Sputnik: Austria is downplaying the concerns regarding South Tyrol. What should we really make of this situation?
Jens Woelk: It’s a very delicate and difficult subject because it’s not the first case and the only case that there might be a dual citizenship for some people in the border area and not even where minorities are involved, but I think the international consensus on these issues and international law has evolved over time and it’s now relatively clear.
I would dare to say that this is a matter which does not only regard one of the two countries in the exercise of sovereignty actually because this would be Austria’s sovereignty exercise with consequences on the other side of the border outside its own jurisdiction.
So in this sense it’s a bit strange and maybe to some extent a worrying situation, although we are still talking about intentions about announcements, but as far as I know there is no concrete legal legislative draft yet.
Sputnik: Well I think most people would want to understand what could be the reason to such a move considering that both countries are members of the European Union. I appreciate that it’s probably quite complex; can you shed a bit of light on that?
Jens Woelk: I think there is a change in the government in Austria, for sure, and there is probably also a political will of sustaining politically related parties in the autonomous political system of South Tyrol. There are elections in South Tyrol on October 21 and also the South Tyrolian Peoples Party, which used to be and still is the majority representation party of the German speakers in South Tyrol.
Sputnik: Now I am reading here that Rome is unlikely to allow this dual citizenship arrangement to happen. If that is the case what tensions could this create between Italy and Austria moving forward then?
Jens Woelk: This is exactly the point. Tension is the key word; this is the measure which is creating or is likely to create tensions and this is a pity because, as I said, generally the living together of the three language groups – Italians, Germans and Ladins – in South Tyrol works very well.
It’s considered to be a very successful autonomy solution. There is a euro region in place, which is actually a European grouping of the Territorial Corporation. According to EU rules this is a kind of cross border legal entity between Tyrol and Austria, South Tyrol and Stintino in Italy.

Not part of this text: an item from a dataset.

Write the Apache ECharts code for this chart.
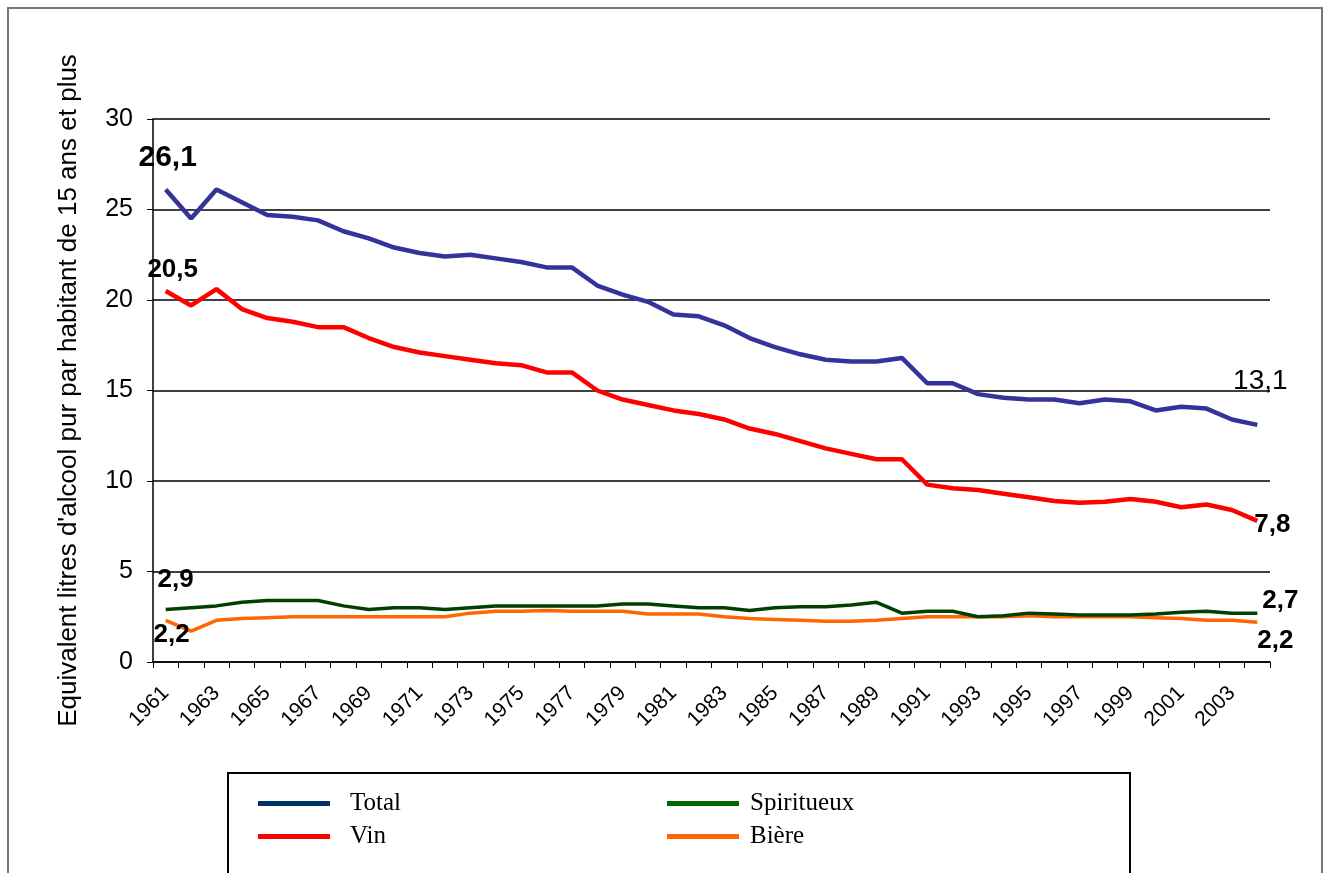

Also here if you introduce such an element and we have to see how it should be introduced, if its collectively done for all the people living in the region or if it is only done for German or Ladin speakers, as it is usually referred to in the press.
But this is not easy to decide who is a German and a Ladin speaker in legal terms, of course, and this would in a way risk to jeopardize not only the good relations between Italy and Austria, but it would risk creating tensions within these cross-border entity, which has been a success and which has already been put a bit at risk due to the questions regarding the [brenapas] regarding the migrant question to be sometimes closed for controls and so on.
Sputnik: Do you think there could be potential implications bearing in mind Austria’s EU presidency this year?
Jens Woelk: Of course, implications in the sense that this is certainly seen as a measure, if this is done unilaterally, and so far there have been only consultations with [..] and not directly as far as I know with Italy because the whole relationship regarding South Tyrol has been resolved because Italy did not consider it only an internal Italian matter and Austria always consulted with the Italian government and then also of course with the South Tyroleans.
But it was not exclusively done, it was always treated as a bilateral matter, the issue of South Tyrol, up to the question of the cross-border cooperation I mentioned. In this sense if you now would start a unilateral initiative of that sort this might create implications for the EU presence it is certainly not a behavior which can be described as good neighborly relations, which used to be in place until not so long ago.
The views and opinions expressed by Jens Woelk are those of the speaker and do not necessarily reflect those of Sputnik.